**SET EXERCISE:** Only the lines from the start of the data below through the line that contains "import plotly.graph_objects as go" are to be copied, exactly and without pictures.

>> BEGIN AVAILABLE DATA

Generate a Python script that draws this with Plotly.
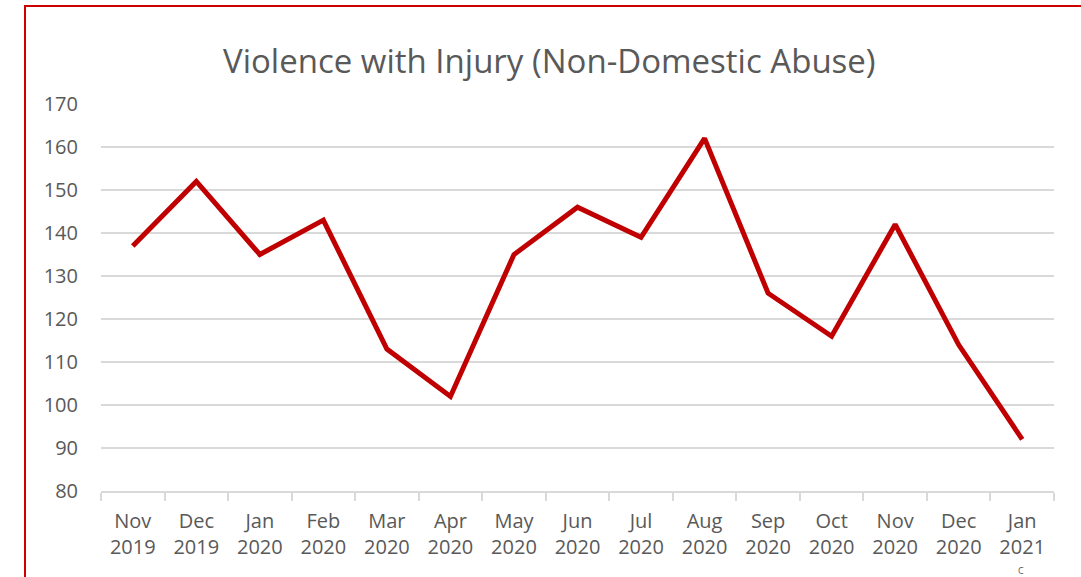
import plotly.graph_objects as go

months = ["Nov", "Dec", "Jan", "Feb", "Mar", "Apr", "May", "Jun", "Jul", "Aug", "Sep", "Oct", "Nov", "Dec", "Jan"]
years = ["2019", "2019", "2020", "2020", "2020", "2020", "2020", "2020", "2020", "2020", "2020", "2020", "2020", "2020", "2021"]
values = [137, 152, 135, 143, 113, 102, 135, 146, 139, 162, 126, 116, 142, 114, 92]
y_ticks = [80, 90, 100, 110, 120, 130, 140, 150, 160, 170]

categories = [f"{m}<br>{y}" for m, y in zip(months, years)]

TEXT = "#595959"
GRID = "#d9d9d9"
FONT = "Open Sans"

W, H = 1081, 577
L, R, T, B = 101, 1054, 104, 491
pw, ph = R - L, B - T


def px_x(p):
    return (p - L) / pw


def px_y(p):
    return (B - p) / ph


fig = go.Figure()
fig.add_trace(go.Scatter(
    x=categories, y=values, mode="lines",
    line=dict(color="#C00000", width=5),
    hoverinfo="x+y", showlegend=False,
))

fig.update_layout(
    width=W, height=H,
    margin=dict(l=L, r=W - R, t=T, b=H - B, pad=0),
    paper_bgcolor="white", plot_bgcolor="white",
    font=dict(family=FONT, color=TEXT, size=20),
    xaxis=dict(
        type="category", range=[-0.5, len(categories) - 0.5],
        showgrid=False, showline=True, linecolor=GRID, linewidth=1.5,
        ticks="outside", tickson="boundaries", ticklen=8, tickcolor=GRID, tickwidth=1.5,
        ticklabelstandoff=11,
        tickfont=dict(size=20, color=TEXT, family=FONT), fixedrange=True,
    ),
    yaxis=dict(
        range=[80, 170], tickvals=y_ticks, showgrid=True, gridcolor=GRID, gridwidth=1.5,
        zeroline=False, showline=False, ticks="", ticklabelstandoff=22,
        tickfont=dict(size=20, color=TEXT, family=FONT), fixedrange=True,
    ),
    annotations=[
        dict(text="Violence with Injury (Non-Domestic Abuse)", xref="paper", yref="paper",
             x=px_x(549), y=px_y(60), xanchor="center", yanchor="middle", showarrow=False,
             font=dict(size=33, color=TEXT, family=FONT)),
        dict(text="C", xref="paper", yref="paper", x=px_x(1021), y=px_y(563),
             xanchor="center", yanchor="top", showarrow=False, borderpad=0,
             font=dict(size=9, color=TEXT, family=FONT)),
    ],
    shapes=[
        dict(type="rect", xref="paper", yref="paper",
             x0=px_x(25), x1=px_x(1100), y0=px_y(600), y1=px_y(6),
             line=dict(color="#CC0000", width=2), fillcolor="rgba(0,0,0,0)", layer="above"),
    ],
)

fig.write_html(
    "out.html",
    config={"displayModeBar": False},
    post_script="document.body.style.margin='0';document.body.style.overflow='hidden';",
)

>> END AVAILABLE DATA

**SOLUTION TO THIS EXERCISE:**
Generate a Python script that draws this with Plotly.
import plotly.graph_objects as go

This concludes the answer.